Print exactly the lines below between the line containing "Write the Chart.js code for this chart." and the line containing "const nStagePoints = [0, 100];", counting both of those lines. Leave pictures out.

* BEGIN *

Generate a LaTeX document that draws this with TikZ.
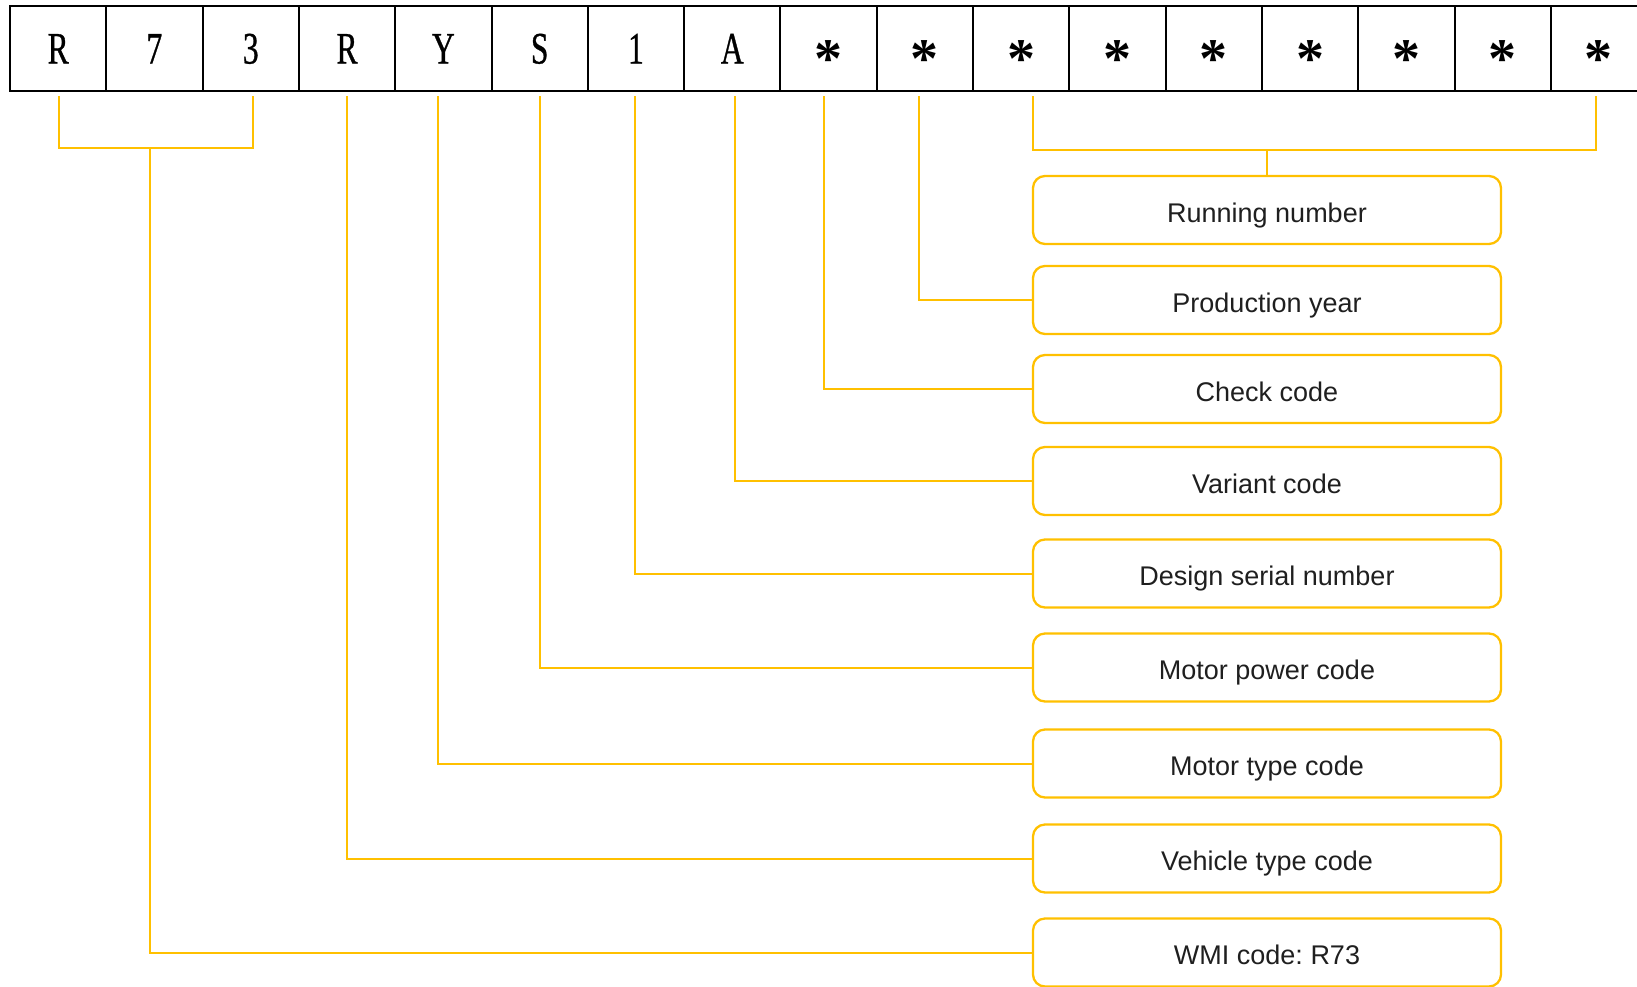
\documentclass[tikz,border=0pt]{standalone}
\usepackage{fontspec}
\setmainfont{Liberation Sans}
\newfontfamily\cellfont[FakeStretch=0.7,FakeBold=0.7]{Liberation Serif}
\newfontfamily\starfont{Liberation Serif}
\definecolor{gold}{HTML}{FFC000}
\newcommand\astx{{\starfont\bfseries\fontsize{56}{56}\selectfont\raisebox{-14pt}{*}}}
\begin{document}
\begin{tikzpicture}[x=1pt,y=-1pt,
  cell/.style={draw=black, line width=2pt, minimum width=96.3pt, minimum height=85pt,
    inner sep=0pt, text height=30pt, text depth=0pt,
    font=\cellfont\fontsize{45}{45}\selectfont},
  lbl/.style={draw=gold, line width=2.3pt, rounded corners=12pt, minimum width=468pt,
    minimum height=68pt, inner sep=0pt, text height=24pt, text depth=0pt,
    font=\fontsize{27}{27}\selectfont, text=black!88},
  link/.style={draw=gold, line width=2pt}]
\useasboundingbox (0,0) rectangle (1637,986);
% code cells
\foreach \t [count=\i] in {R,7,3,R,Y,S,1,A}
  \node[cell] (c\i) at ({10+96.3*(\i-0.5)},48.5) {\t};
\foreach \i in {9,...,17}
  \node[cell] (c\i) at ({10+96.3*(\i-0.5)},48.5) {\astx};
% label boxes
\node[lbl] (run)  at (1267,210)   {Running number};
\node[lbl] (prod) at (1267,300)   {Production year};
\node[lbl] (chk)  at (1267,389)   {Check code};
\node[lbl] (var)  at (1267,481)   {Variant code};
\node[lbl] (des)  at (1267,573.5) {Design serial number};
\node[lbl] (mpw)  at (1267,667.5) {Motor power code};
\node[lbl] (mty)  at (1267,763.5) {Motor type code};
\node[lbl] (veh)  at (1267,858.5) {Vehicle type code};
\node[lbl] (wmi)  at (1267,952.5) {WMI code:\ R73};
% leg tops
\coordinate (t1) at (58.7,96);
\coordinate (t3) at (253,96);
\coordinate (t4) at (347,96);
\coordinate (t5) at (438,96);
\coordinate (t6) at (540,96);
\coordinate (t7) at (635,96);
\coordinate (t8) at (735,96);
\coordinate (t9) at (824,96);
\coordinate (t10) at (919,96);
\coordinate (t11) at (1033,96);
\coordinate (t17) at (1596,96);
\coordinate (bl) at (58.7,148);
\coordinate (br) at (253,148);
\coordinate (jA) at (150,148);
\coordinate (rl) at (1033,150);
\coordinate (rr) at (1596,150);
\coordinate (jB) at (1267,150);
% connectors
\draw[link] (t1) -- (bl) -- (br) -- (t3);
\draw[link] (jA) |- (wmi.west);
\draw[link] (t4) |- (veh.west);
\draw[link] (t5) |- (mty.west);
\draw[link] (t6) |- (mpw.west);
\draw[link] (t7) |- (des.west);
\draw[link] (t8) |- (var.west);
\draw[link] (t9) |- (chk.west);
\draw[link] (t10) |- (prod.west);
\draw[link] (t11) -- (rl) -- (rr) -- (t17);
\draw[link] (jB) -- (run.north);
\end{tikzpicture}
\end{document}
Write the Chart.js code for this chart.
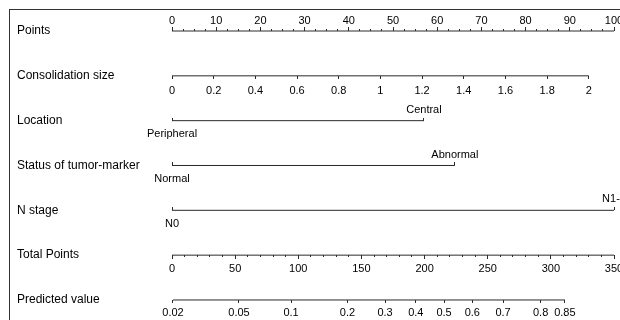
<!DOCTYPE html>
<html>
<head>
<meta charset="utf-8">
<script src="https://cdn.jsdelivr.net/npm/chart.js@4.4.0/dist/chart.umd.min.js"></script>
<style>
  html, body { margin: 0; padding: 0; background: #fff; }
  #wrap { position: relative; width: 620px; height: 320px; overflow: hidden; }
  #frame { position: absolute; left: 9px; top: 9px; width: 700px; height: 400px;
           border-top: 1px solid #333; border-left: 1px solid #333; }
  canvas { position: absolute; left: 0; top: 0; }
</style>
</head>
<body>
<div id="wrap">
  <div id="frame"></div>
  <canvas id="nomo" width="620" height="320"></canvas>
</div>
<script>
// rows of the nomogram, top to bottom
const rowNames = ["Points", "Consolidation size", "Location", "Status of tumor-marker", "N stage", "Total Points", "Predicted value"];

const pointTicks = [0, 10, 20, 30, 40, 50, 60, 70, 80, 90, 100];
const sizeTicks = [0, 0.2, 0.4, 0.6, 0.8, 1, 1.2, 1.4, 1.6, 1.8, 2];
const sizeMaxPoints = 94.3; // points given to 2 cm

const locationLevels = ["Peripheral", "Central"];
const locationPoints = [0, 57];
const markerLevels = ["Normal", "Abnormal"];
const markerPoints = [0, 64];
const nStageLevels = ["N0", "N1-3"];
const nStagePoints = [0, 100];

const totalTicks = [0, 50, 100, 150, 200, 250, 300, 350];
const predTicks = [0.02, 0.05, 0.1, 0.2, 0.3, 0.4, 0.5, 0.6, 0.7, 0.8, 0.85];
// linear predictor = lpIntercept + lpSlope * total points
const lpIntercept = -3.906;
const lpSlope = 0.01813;

const fontFamily = "'Liberation Sans', Arial, sans-serif";
const lineColor = "#2a2a2a";
const textColor = "#000";

function toTotal(p) {
  return (Math.log(p / (1 - p)) - lpIntercept) / lpSlope;
}

function noPad(s) {
  s.paddingLeft = 0;
  s.paddingRight = 0;
  s.paddingTop = 0;
  s.paddingBottom = 0;
}

// one horizontal axis sitting on a row of the y scale
function axisScale(row, max, o) {
  return {
    type: "linear",
    axis: "x",
    position: { y: row },
    min: 0,
    max: max,
    afterBuildTicks: o.values ? (s) => { s.ticks = o.values.map(v => ({ value: v })); } : undefined,
    afterFit: noPad,
    grid: { display: true, drawOnChartArea: false, drawTicks: true, tickLength: o.tick, color: lineColor, lineWidth: 1 },
    border: { display: false },
    ticks: {
      display: !!o.labels,
      autoSkip: false,
      maxRotation: 0,
      minRotation: 0,
      stepSize: o.step,
      padding: o.pad || 0,
      color: textColor,
      font: { family: fontFamily, size: 11 },
      callback: (v, i) => (o.labels ? o.labels[i] : ""),
    },
  };
}

const scales = {
  y: {
    type: "linear",
    position: "left",
    reverse: true,
    min: -0.5,
    max: 6.4,
    afterBuildTicks: (s) => { s.ticks = rowNames.map((n, i) => ({ value: i })); },
    afterFit: (s) => { s.width = 155; noPad(s); },
    grid: { display: false, drawTicks: false },
    border: { display: false },
    ticks: {
      crossAlign: "far",
      autoSkip: false,
      padding: 0,
      color: textColor,
      font: { family: fontFamily, size: 12 },
      callback: (v, i) => rowNames[i],
    },
  },
  xPts: axisScale(0, 100, { values: pointTicks, labels: pointTicks.map(String), tick: -4, pad: -13.1 }),
  xPtsMinor: axisScale(0, 100, { step: 2.5, tick: -2 }),
  xSize: axisScale(1, 2 * 100 / sizeMaxPoints, { values: sizeTicks, labels: sizeTicks.map(String), tick: 3, pad: 6 }),
  xTot: axisScale(5, 350, { values: totalTicks, labels: totalTicks.map(String), tick: 4, pad: 3.5 }),
  xTotMinor: axisScale(5, 350, { step: 10, tick: 2 }),
  xPred: axisScale(6, 350, { values: predTicks.map(toTotal), labels: predTicks.map(String), tick: 3, pad: 3.4 }),
};

const datasets = [];
function axisLine(id, row, from, to) {
  datasets.push({
    xAxisID: id,
    yAxisID: "y",
    data: [{ x: from, y: row }, { x: to, y: row }],
    showLine: true,
    borderColor: lineColor,
    borderWidth: 1,
    pointRadius: 0,
  });
}

axisLine("xPts", 0, 0, 100);
axisLine("xSize", 1, 0, 2);

// categorical rows: low level below the line, high level above
[[locationLevels, locationPoints], [markerLevels, markerPoints], [nStageLevels, nStagePoints]].forEach(([levels, pts], k) => {
  const row = k + 2;
  scales["xLo" + row] = axisScale(row, 100, { values: [pts[0]], labels: [levels[0]], tick: -3, pad: 9.6 });
  scales["xHi" + row] = axisScale(row, 100, { values: [pts[1]], labels: [levels[1]], tick: -3, pad: -14.6 });
  axisLine("xLo" + row, row, pts[0], pts[1]);
});

axisLine("xTot", 5, 0, 350);
axisLine("xPred", 6, toTotal(predTicks[0]), toTotal(predTicks[predTicks.length - 1]));

new Chart(document.getElementById("nomo"), {
  type: "scatter",
  data: { datasets: datasets },
  options: {
    responsive: false,
    animation: false,
    events: [],
    layout: { padding: { left: 17, right: 6, top: 8.6, bottom: 2.1 } },
    scales: scales,
    plugins: { legend: { display: false }, tooltip: { enabled: false } },
  },
});
</script>
</body>
</html>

* END *

▸ **Task solution**:
Write the Chart.js code for this chart.
<!DOCTYPE html>
<html>
<head>
<meta charset="utf-8">
<script src="https://cdn.jsdelivr.net/npm/chart.js@4.4.0/dist/chart.umd.min.js"></script>
<style>
  html, body { margin: 0; padding: 0; background: #fff; }
  #wrap { position: relative; width: 620px; height: 320px; overflow: hidden; }
  #frame { position: absolute; left: 9px; top: 9px; width: 700px; height: 400px;
           border-top: 1px solid #333; border-left: 1px solid #333; }
  canvas { position: absolute; left: 0; top: 0; }
</style>
</head>
<body>
<div id="wrap">
  <div id="frame"></div>
  <canvas id="nomo" width="620" height="320"></canvas>
</div>
<script>
// rows of the nomogram, top to bottom
const rowNames = ["Points", "Consolidation size", "Location", "Status of tumor-marker", "N stage", "Total Points", "Predicted value"];

const pointTicks = [0, 10, 20, 30, 40, 50, 60, 70, 80, 90, 100];
const sizeTicks = [0, 0.2, 0.4, 0.6, 0.8, 1, 1.2, 1.4, 1.6, 1.8, 2];
const sizeMaxPoints = 94.3; // points given to 2 cm

const locationLevels = ["Peripheral", "Central"];
const locationPoints = [0, 57];
const markerLevels = ["Normal", "Abnormal"];
const markerPoints = [0, 64];
const nStageLevels = ["N0", "N1-3"];
const nStagePoints = [0, 100];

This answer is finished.